Tuesday, October 2, 2007

Erik Prince goes to Capitol Hill to testify before Rep

Blackwater CEO Erik Prince goes to Capitol Hill to testify before Rep. Henry Waxman's (D-CA) House Government Reform and Oversight committee. One issue that's got our attention about Blackwater is the firm's ability to leapfrog a number of much older and well-established US firms in Iraq. And that's got us interested in Prince's Republican political credentials.

Along those lines, a few details about Prince to help frame tomorrow's hearing.

Erik Prince is 37 years old. He founded Blackwater in 1997 with money he inherited from his father, Edgar Prince, the head of Prince Automative.
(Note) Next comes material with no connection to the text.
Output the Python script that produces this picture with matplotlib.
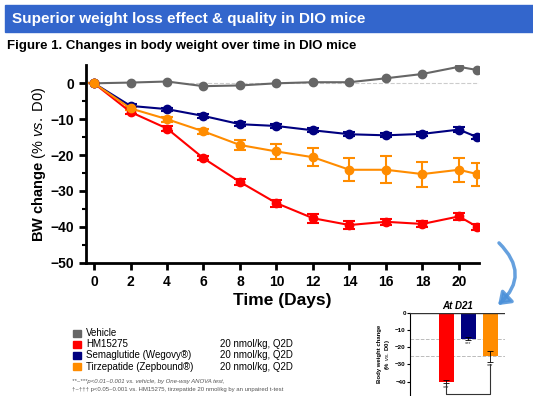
import matplotlib.pyplot as plt
from matplotlib.patches import Rectangle, FancyArrowPatch

plt.rcParams['font.family'] = ['Liberation Sans', 'DejaVu Sans']
plt.rcParams['mathtext.fontset'] = 'custom'
plt.rcParams['mathtext.rm'] = 'Liberation Sans'
plt.rcParams['mathtext.it'] = 'Liberation Sans:italic'
plt.rcParams['mathtext.bf'] = 'Liberation Sans:bold'

days = [0, 2, 4, 6, 8, 10, 12, 14, 16, 18, 20, 21]
vehicle = [0, 0.2, 0.5, -0.8, -0.6, 0.0, 0.3, 0.3, 1.4, 2.6, 4.6, 3.7]
hm15275 = [0, -8.0, -12.6, -20.9, -27.5, -33.4, -37.6, -39.5, -38.6, -39.2, -37.1, -40.0]
hm_err = [0, 0.5, 0.6, 0.6, 0.8, 1.0, 1.3, 1.1, 0.9, 0.8, 0.9, 0.9]
sema = [0, -6.3, -7.2, -9.1, -11.4, -11.9, -13.1, -14.2, -14.5, -14.1, -12.9, -15.0]
sema_err = [0, 0.4, 0.4, 0.5, 0.5, 0.5, 0.6, 0.6, 0.6, 0.6, 0.6, 0.6]
tirz = [0, -7.0, -10.0, -13.4, -17.2, -19.0, -20.6, -24.1, -24.1, -25.3, -24.1, -25.3]
tirz_err = [0, 0.5, 0.7, 0.8, 1.3, 2.1, 2.5, 3.2, 3.7, 3.5, 3.3, 3.2]

groups = ['Vehicle', 'HM15275', 'Semaglutide (Wegovy®)', 'Tirzepatide (Zepbound®)']
doses = ['', '20 nmol/kg, Q2D', '20 nmol/kg, Q2D', '20 nmol/kg, Q2D']
colors = ['#666666', '#FF0000', '#000080', '#FF8C00']
d21 = [vehicle[-1], hm15275[-1], sema[-1], tirz[-1]]
d21_err = [0.6, hm_err[-1], sema_err[-1], tirz_err[-1]]

fig = plt.figure(figsize=(5.33, 3.96), dpi=100)

# header band
fig.patches.append(Rectangle((5 / 533, 1 - 32 / 396), 528 / 533, 27 / 396,
                             transform=fig.transFigure, color='#3366CC'))
fig.text(12 / 533, 1 - 18.5 / 396, 'Superior weight loss effect & quality in DIO mice',
         color='white', fontsize=11, fontweight='bold', va='center')
fig.text(7 / 533, 1 - 46 / 396, 'Figure 1. Changes in body weight over time in DIO mice',
         fontsize=9.5, fontweight='bold', va='center')

ax = fig.add_axes([86 / 533, 1 - 262.7 / 396, 393 / 533, 197.7 / 396])
ax.axhline(0, xmin=0.25, xmax=1, color='#cccccc', lw=0.8, ls='--', zorder=0)
series = [(vehicle, None), (hm15275, hm_err), (sema, sema_err), (tirz, tirz_err)]
for (vals, err), c in zip(series, colors):
    ax.errorbar(days, vals, yerr=err, color=c, marker='o', ms=6, lw=1.5,
                capsize=4, elinewidth=1.5, capthick=1.5)
ax.set_xlim(-0.44, 21.1)
ax.set_ylim(-50, 5.1)
ax.set_xticks(range(0, 21, 2))
ax.set_yticks(range(-50, 1, 10))
ax.set_yticks(range(-45, 5, 10), minor=True)
for s in ['top', 'right']:
    ax.spines[s].set_visible(False)
for s in ['left', 'bottom']:
    ax.spines[s].set_linewidth(2)
ax.tick_params(width=2, length=5, labelsize=10)
ax.tick_params(which='minor', width=1.5, length=3)
for lab in ax.get_xticklabels() + ax.get_yticklabels():
    lab.set_fontweight('bold')
ax.set_ylabel(r'$\mathbf{BW\ change}$ (% $\mathit{vs.}$ D0)', fontsize=10.5, labelpad=2)
ax.set_xlabel('Time (Days)', fontsize=12.5, fontweight='bold', labelpad=3)

# legend
for i, (g, d, c) in enumerate(zip(groups, doses, colors)):
    y = 1 - (333 + i * 11.2) / 396
    fig.patches.append(Rectangle((73 / 533, y - 3.5 / 396), 8 / 533, 7 / 396,
                                 transform=fig.transFigure, color=c))
    fig.text(86 / 533, y, g, fontsize=7, va='center')
    fig.text(220 / 533, y, d, fontsize=7, va='center')
fig.text(72 / 533, 1 - 382 / 396,
         '**~***p<0.01~0.001 vs. vehicle, by One-way ANOVA test,',
         fontsize=4.3, color='#555555', va='center', style='italic')
fig.text(72 / 533, 1 - 390 / 396,
         '†~††† p<0.05~0.001 vs. HM15275, tirzepatide 20 nmol/kg by an unpaired t-test',
         fontsize=4.3, color='#555555', va='center')

# inset bar chart
ax2 = fig.add_axes([410 / 533, 0, 95 / 533, 83.3 / 396])
ax2.set_ylim(-48.4, 0)
ax2.set_xlim(-0.64, 3.68)
ax2.bar(range(4), d21, width=0.68, color=colors, yerr=d21_err, capsize=2,
        error_kw=dict(lw=0.6, capthick=0.6), zorder=2)
ax2.axhline(-15, color='#bbbbbb', ls='--', lw=0.7, zorder=1)
ax2.axhline(-25, color='#bbbbbb', ls='--', lw=0.7, zorder=1)
ax2.axhline(0, color='#333333', lw=1, zorder=3)
for s in ['top', 'right', 'bottom']:
    ax2.spines[s].set_visible(False)
ax2.spines['left'].set_linewidth(0.8)
ax2.set_xticks([])
ax2.set_yticks(range(-40, 1, 10))
ax2.tick_params(labelsize=4.5, width=0.8, length=2, pad=1)
for lab in ax2.get_yticklabels():
    lab.set_fontweight('bold')
ax2.set_ylabel('Body weight change\n' + r'(% $\mathit{vs.}$ D0)', fontsize=4.3,
               fontweight='bold', labelpad=2)
ax2.set_title('At D21', fontsize=7, fontweight='bold', style='italic', pad=3)
for xi in [1, 2, 3]:
    ax2.text(xi, d21[xi] - d21_err[xi] - 1, '***', ha='center', va='top',
             fontsize=4, color='#333333')
ax2.plot([1, 1, 3, 3], [-41.5, -47, -47, -30], color='#333333', lw=0.8, clip_on=False)

# blue curved arrow
arr = FancyArrowPatch((497 / 533, 1 - 241 / 396), (496 / 533, 1 - 307 / 396),
                      transform=fig.transFigure, connectionstyle='arc3,rad=-0.55',
                      arrowstyle='-|>,head_length=7,head_width=5', lw=2.5,
                      color='#4A90D9', alpha=0.85)
fig.patches.append(arr)

fig.savefig('out.png', dpi=100)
The elder Prince and his wife were major Republican and conservative activists and funders. And Prince himself co-founded The Family Research Council with Gary Bauer and apparently provided the key early funding for the group.

According to Bauer, "I can say without hesitation that, without Ed and Elsa and their wonderful children, there simply would not be a Family Research Council."

Prince's sister, Betsy DeVos, is married is the former Chair of the Michigan Republican Party and her husband is Dick DeVos, failed candidate for governor of Michigan and scion of the DeVos family, founders of Amway and major funders of Republican and conservative causes.

Amway is privately owned by the DeVos and van Andel families. And to give some sense of the scale of their political giving, according to a 2005 Center for Public Integrity study, Dick & Betsy DeVos were the fifth largest political givers in the country during the 2004 election cycle. Richard DeVos Sr. & his wife were ranked third. And Jay Van Andel was ranked second.

Let's just say they give some real money to the Republican party and its candidates. And of course there are the DeVos Family Foundations which give money to conservative causes.

Back back to Betsy's brother Erik Prince, founder and CEO of Blackwater. Back in 1990 Prince interned for Rep. Dana Rohrabacher (R-CA). Blackwater's lobbyist in DC is Paul Behrends, a former Rohrabacher aide who he met when the two worked for the congressman. Later he interned in the first Bush White House. But after doing so, he and his father broke with President Bush and supported the insurgent candidacy of Patrick J. Buchanan.

The then-22 year old Prince told the Grand Rapids Press, "I interned with the Bush administration for six months. I saw a lot of things I didn't agree with -- homosexual groups being invited in, the budget agreement, the Clean Air Act, those kind of bills. I think the administration has been indifferent to a lot of conservative concerns."